Acceptance is the best cure

Does whining, thinking about the past, grumbling or if I had not etc..... gives a solution?? ,no absolutely not, in fact it increases the stress, tension and also unnecessary burden in one self.

what could be the solution to it?, just forget on what ever has happened, is happened, there could be no alternate to it ,instead think on doing better, some smart work really matters.

Instead of worrying or thinking on if I had not done this or if I had done that, I think one has to do something which is challenging..

ok lets go get it :)

Wednesday, May 20, 2009

A moment of happiness

I was walking on my way to home from the railway station, as usual, grumbling and whining about that is not worth it. While walking, a visually challenged girl was walking beside me, my heart sank, I immediately extended a helping hand and asked her, whether I can guide her till her dwelling and she agreed to it, she folded her long stick and I holded her hand and took her through the way. I was over responsible, I could say and at the same time I could fell the sense of bliss in my heart I really can’t express and at the same time, I had a mixed feeling of happiness and pity. The girl recognised the street, she was about to take and said 'madam en place ithuthan, romaba nandri', I asked her whether she needed my help till her hostel ( she stays in a hostel), but she refused, as she was very confident about her way. she took the left and I stood there to see whether she reaches the place safely.

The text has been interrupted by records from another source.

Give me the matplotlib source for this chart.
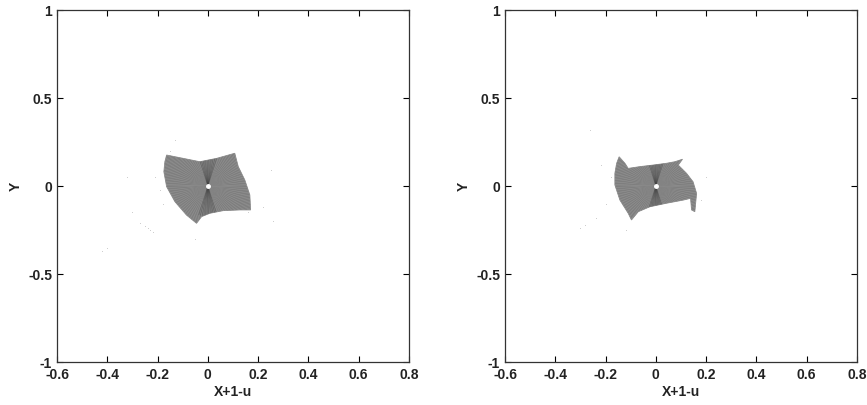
import numpy as np
import matplotlib.pyplot as plt
from matplotlib.patches import Polygon

plt.rcParams['font.family'] = ['Liberation Sans', 'DejaVu Sans']

x_ticks = [-0.6, -0.4, -0.2, 0, 0.2, 0.4, 0.6, 0.8]
x_labels = ['-0.6', '-0.4', '-0.2', '0', '0.2', '0.4', '0.6', '0.8']
y_ticks = [-1, -0.5, 0, 0.5, 1]
y_labels = ['-1', '-0.5', '0', '0.5', '1']

# outline of the gray fan region (left panel)
left_x = [-0.164, -0.098, -0.032, 0.035, 0.107, 0.121, 0.147, 0.167,
          0.170, 0.127, 0.061, 0.008, -0.025, -0.045, -0.085, -0.131,
          -0.164, -0.175, -0.171]
left_y = [0.176, 0.157, 0.138, 0.157, 0.186, 0.110, 0.034, -0.051,
          -0.136, -0.136, -0.140, -0.155, -0.174, -0.212, -0.165, -0.089,
          -0.004, 0.081, 0.138]

# outline of the gray fan region (right panel)
right_x = [-0.146, -0.123, -0.110, -0.064, -0.011, 0.042, 0.076, 0.106,
           0.089, 0.122, 0.148, 0.162, 0.155, 0.142, 0.138, 0.109, 0.042,
           -0.024, -0.070, -0.097, -0.110, -0.143, -0.163, -0.163, -0.156]
right_y = [0.166, 0.129, 0.100, 0.110, 0.119, 0.129, 0.138, 0.152,
           0.119, 0.072, 0.024, -0.042, -0.146, -0.136, -0.070, -0.080, -0.098,
           -0.118, -0.146, -0.193, -0.155, -0.080, 0.006, 0.072, 0.129]

# faint scattered points
left_dx = [-0.42, -0.40, -0.27, -0.25, -0.24, -0.23, -0.22, -0.30, -0.15, -0.14,
           -0.13, -0.21, -0.19, 0.22, 0.26, 0.25, -0.05, 0.16, -0.18, -0.32]
left_dy = [-0.37, -0.35, -0.21, -0.23, -0.24, -0.25, -0.26, -0.15, 0.20, 0.12,
           0.26, 0.05, -0.02, -0.12, -0.20, 0.09, -0.30, -0.15, -0.10, 0.05]
right_dx = [-0.30, -0.28, -0.26, -0.20, -0.18, 0.18, -0.24, -0.12, 0.20, -0.22]
right_dy = [-0.24, -0.22, 0.32, -0.10, 0.05, -0.08, -0.18, -0.25, 0.05, 0.12]


def draw_panel(ax, bx, by, dx, dy):
    poly = Polygon(np.column_stack([bx, by]), closed=True,
                   facecolor='#848484', edgecolor='#8e8e8e', lw=0.6, zorder=2)
    ax.add_patch(poly)
    # radial texture of the fan
    ang = np.linspace(0, 2 * np.pi, 180, endpoint=False)
    for i, a in enumerate(ang):
        c = '#909090' if i % 2 else '#7a7a7a'
        ln, = ax.plot([0, 0.4 * np.cos(a)], [0, 0.56 * np.sin(a)],
                      color=c, lw=0.4, zorder=3)
        ln.set_clip_path(poly)
    # darker narrow wedges above and below the centre
    for a in np.linspace(np.pi / 2 - 0.3, np.pi / 2 + 0.3, 12):
        for s in (1, -1):
            ln, = ax.plot([0, 0.12 * np.cos(a)], [0, s * 0.17 * np.sin(a)],
                          color='#3a3a3a', lw=0.6, alpha=0.35, zorder=3)
            ln.set_clip_path(poly)
    ax.plot(0, 0, 'o', ms=2.5, color='white', zorder=4)
    ax.scatter(dx, dy, s=0.5, color='#cccccc', lw=0, zorder=1)

    ax.set_xlim(-0.6, 0.8)
    ax.set_ylim(-1, 1)
    ax.set_xticks(x_ticks)
    ax.set_xticklabels(x_labels)
    ax.set_yticks(y_ticks)
    ax.set_yticklabels(y_labels)
    ax.tick_params(direction='in', top=True, right=True, length=4,
                   labelsize=10, width=0.8)
    ax.tick_params(axis='x', pad=4.5)
    for lab in ax.get_xticklabels() + ax.get_yticklabels():
        lab.set_fontweight('bold')
        lab.set_color('#222222')
    ax.set_xlabel('X+1-u', fontsize=10, fontweight='bold', color='#222222', labelpad=2)
    ax.set_ylabel('Y', fontsize=10, fontweight='bold', color='#222222', labelpad=4)
    for sp in ax.spines.values():
        sp.set_linewidth(0.9)
        sp.set_color('#333333')


fig = plt.figure(figsize=(8.67, 4.05), dpi=100)
ax1 = fig.add_axes([57 / 867, 1 - 362 / 405, 352 / 867, 352 / 405])
ax2 = fig.add_axes([505 / 867, 1 - 362 / 405, 352 / 867, 352 / 405])

draw_panel(ax1, left_x, left_y, left_dx, left_dy)
draw_panel(ax2, right_x, right_y, right_dx, right_dy)

fig.savefig('out.png', dpi=100)
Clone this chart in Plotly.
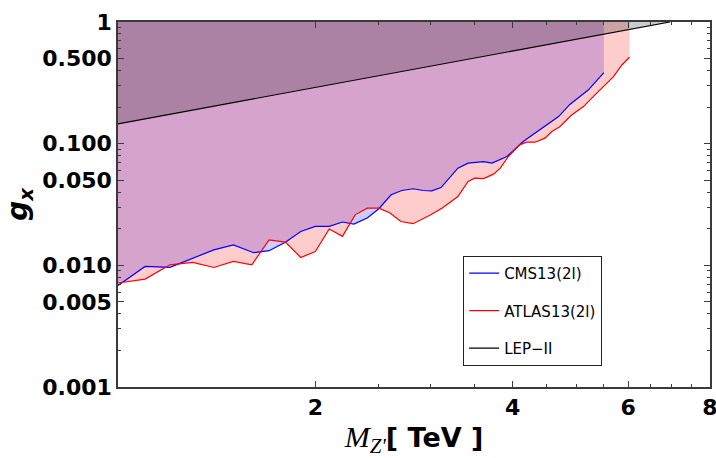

After that, I continued my walking towards my home. I realised a lot during the petty walk, I had with the girl. I could feel and see the confidence in her, the determination and other strong facet of hers made me to think and realise, how stupid I am and I was in wasting my energy and time in whining and whining an whining..................................

Stop whining

Does whining gives a solution ?, no it does nt, instead it decreases one 's face value, and I think I am the queen of whining, I think it has become my birth right but at one point of time, I have to break it at what ever cost it may, cost , I think the cost will be sadness, I dont mind paying this, if it makes my life happier and smother.

Ok now stop whinign about this and get back to work.

Saturday, May 16, 2009

Hidden Truth

I think its better to hide truth , if the truth hurts someone, breaks the relationship or even dampens the faith a person has on the other.

I faced a similar situation today, with a close relative of mine, I dont want to mention the relationship, but when I heard those from that person, I was shattered, scared ad confused whether I can sail smooth in it.

Later after an hour of that conversation I had, I started to view and see the truth that was told in various angles, and when I dig into it, I am not able to be normal as usual, these thoughts are hindering my normal thought process. What to do I am not in state to share it anyone, other than myself.